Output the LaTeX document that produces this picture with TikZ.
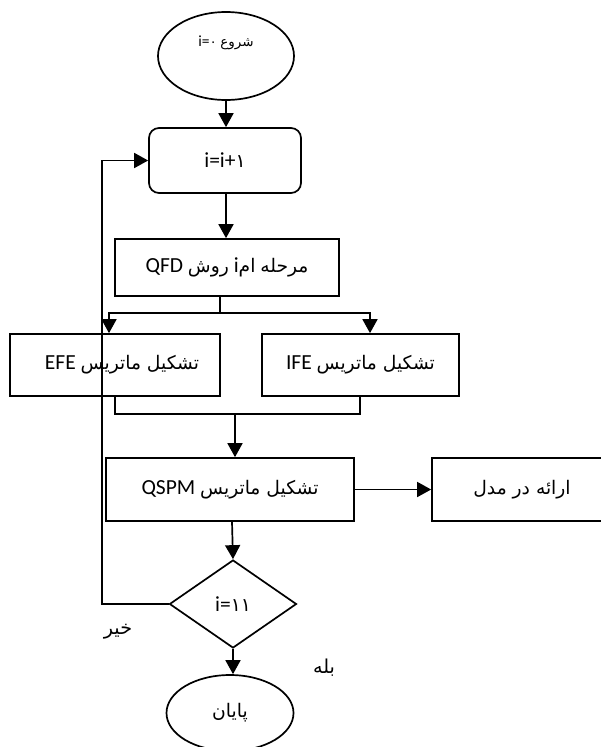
\documentclass[tikz,border=0pt]{standalone}
\usepackage{fontspec}
\setmainfont{Carlito}
\newfontfamily\fa[Script=Arabic,Scale=0.87]{DejaVu Sans}
\TeXXeTstate=1
\usetikzlibrary{arrows.meta,shapes.geometric}
\newcommand{\fatext}[1]{{\fa\beginR #1\endR}}
\tikzset{
  lw/.style={line width=1.7pt},
  shp/.style={draw, lw, inner sep=0pt, font=\fontsize{21.5}{24}\selectfont, align=center},
  boxn/.style={shp, rectangle},
  arr/.style={lw, -{Triangle[length=14pt,width=15pt]}},
  lab/.style={font=\fontsize{22}{25}\selectfont, inner sep=0pt},
}
\begin{document}
\begin{tikzpicture}[x=1pt,y=-1pt]
\useasboundingbox (0,0) rectangle (601,747);
\clip (0,0) rectangle (601,747);
% nodes
\node[shp, ellipse, minimum width=136pt, minimum height=88pt,
      text height=12pt, text depth=32pt, font=\fontsize{15.5}{18}\selectfont] (start) at (226,56)
      {i=\fatext{۰} \fatext{شروع}};
\node[boxn, rounded corners=10pt, minimum width=152pt, minimum height=65pt] (inc) at (225,160.5)
      {i=i+\fatext{۱}};
\node[boxn, minimum width=224pt, minimum height=57pt] (qfd) at (227,267.5)
      {QFD \fatext{روش} i\fatext{ام} \fatext{مرحله}};
\node[boxn, minimum width=210pt, minimum height=62pt] (efe) at (115,365)
      {\hspace*{14pt}EFE \fatext{تشکیل ماتریس}};
\node[boxn, minimum width=197pt, minimum height=62pt] (ife) at (360.5,365)
      {IFE \fatext{تشکیل ماتریس}};
\node[boxn, minimum width=248pt, minimum height=63pt] (qspm) at (230,489.5)
      {QSPM \fatext{تشکیل ماتریس}};
\node[boxn, minimum width=180pt, minimum height=63pt] (out) at (522,489.5)
      {\fatext{ارائه در مدل}};
\node[shp, diamond, aspect=1.44, minimum width=127pt, minimum height=88pt] (dia) at (233,604)
      {i=\fatext{۱۱}};
\node[shp, ellipse, minimum width=127pt, minimum height=76pt] (fin) at (230,713)
      {\fatext{پایان}};
\node[lab] (no) at (118,632) {\fatext{خیر}};
\node[lab] (yes) at (324,668) {\fatext{بله}};
% coordinates
\coordinate (split) at (220,313);
\coordinate (merge) at (235,414);
\coordinate (loop) at (102,604);
% connectors
\draw[arr] (start.south) -- (start.south |- inc.north);
\draw[arr] ([xshift=1pt]inc.south) -- ([xshift=1pt]inc.south |- qfd.north);
\draw[lw] (split |- qfd.south) -- (split);
\draw[arr] (split) -| ([xshift=-6pt]efe.north);
\draw[arr] (split) -| ([xshift=9.5pt]ife.north);
\draw[lw] (efe.south) |- (merge) -| ([xshift=-0.5pt]ife.south);
\draw[arr] (merge) -- (merge |- qspm.north);
\draw[arr] (qspm.east) -- (out.west);
\draw[arr] ([xshift=2pt]qspm.south) -- (dia.north);
\draw[arr] (dia.south) -- (dia.south |- fin.north);
\draw[arr] (dia.west) -- (loop) |- (inc.west);
\end{tikzpicture}
\end{document}
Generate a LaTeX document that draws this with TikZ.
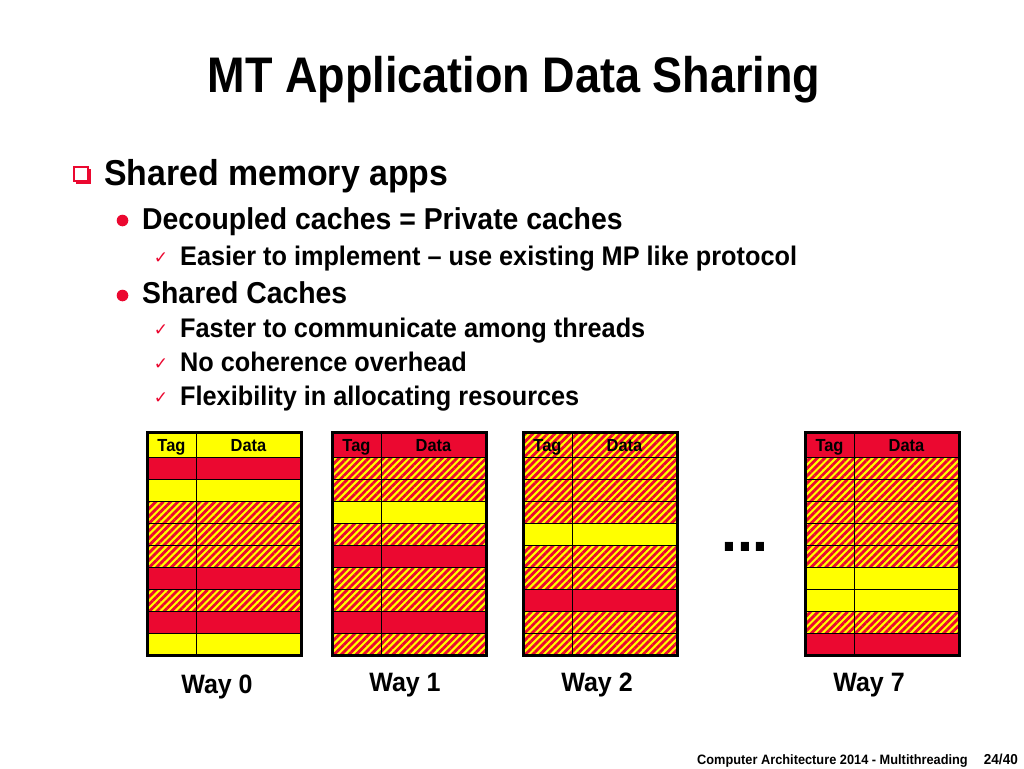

▸ **What to produce**:
Every entry must be transcribed exactly. Pictures do not belong in the copy.

▸ **Reply to the task**:
Output the LaTeX document that produces this picture with TikZ.
\documentclass[tikz,border=0pt]{standalone}
\usepackage{fontspec}
\setmainfont{Carlito}
\newfontfamily\fa[Script=Arabic,Scale=0.87]{DejaVu Sans}
\TeXXeTstate=1
\usetikzlibrary{arrows.meta,shapes.geometric}
\newcommand{\fatext}[1]{{\fa\beginR #1\endR}}
\tikzset{
  lw/.style={line width=1.7pt},
  shp/.style={draw, lw, inner sep=0pt, font=\fontsize{21.5}{24}\selectfont, align=center},
  boxn/.style={shp, rectangle},
  arr/.style={lw, -{Triangle[length=14pt,width=15pt]}},
  lab/.style={font=\fontsize{22}{25}\selectfont, inner sep=0pt},
}
\begin{document}
\begin{tikzpicture}[x=1pt,y=-1pt]
\useasboundingbox (0,0) rectangle (601,747);
\clip (0,0) rectangle (601,747);
% nodes
\node[shp, ellipse, minimum width=136pt, minimum height=88pt,
      text height=12pt, text depth=32pt, font=\fontsize{15.5}{18}\selectfont] (start) at (226,56)
      {i=\fatext{۰} \fatext{شروع}};
\node[boxn, rounded corners=10pt, minimum width=152pt, minimum height=65pt] (inc) at (225,160.5)
      {i=i+\fatext{۱}};
\node[boxn, minimum width=224pt, minimum height=57pt] (qfd) at (227,267.5)
      {QFD \fatext{روش} i\fatext{ام} \fatext{مرحله}};
\node[boxn, minimum width=210pt, minimum height=62pt] (efe) at (115,365)
      {\hspace*{14pt}EFE \fatext{تشکیل ماتریس}};
\node[boxn, minimum width=197pt, minimum height=62pt] (ife) at (360.5,365)
      {IFE \fatext{تشکیل ماتریس}};
\node[boxn, minimum width=248pt, minimum height=63pt] (qspm) at (230,489.5)
      {QSPM \fatext{تشکیل ماتریس}};
\node[boxn, minimum width=180pt, minimum height=63pt] (out) at (522,489.5)
      {\fatext{ارائه در مدل}};
\node[shp, diamond, aspect=1.44, minimum width=127pt, minimum height=88pt] (dia) at (233,604)
      {i=\fatext{۱۱}};
\node[shp, ellipse, minimum width=127pt, minimum height=76pt] (fin) at (230,713)
      {\fatext{پایان}};
\node[lab] (no) at (118,632) {\fatext{خیر}};
\node[lab] (yes) at (324,668) {\fatext{بله}};
% coordinates
\coordinate (split) at (220,313);
\coordinate (merge) at (235,414);
\coordinate (loop) at (102,604);
% connectors
\draw[arr] (start.south) -- (start.south |- inc.north);
\draw[arr] ([xshift=1pt]inc.south) -- ([xshift=1pt]inc.south |- qfd.north);
\draw[lw] (split |- qfd.south) -- (split);
\draw[arr] (split) -| ([xshift=-6pt]efe.north);
\draw[arr] (split) -| ([xshift=9.5pt]ife.north);
\draw[lw] (efe.south) |- (merge) -| ([xshift=-0.5pt]ife.south);
\draw[arr] (merge) -- (merge |- qspm.north);
\draw[arr] (qspm.east) -- (out.west);
\draw[arr] ([xshift=2pt]qspm.south) -- (dia.north);
\draw[arr] (dia.south) -- (dia.south |- fin.north);
\draw[arr] (dia.west) -- (loop) |- (inc.west);
\end{tikzpicture}
\end{document}
Generate a LaTeX document that draws this with TikZ.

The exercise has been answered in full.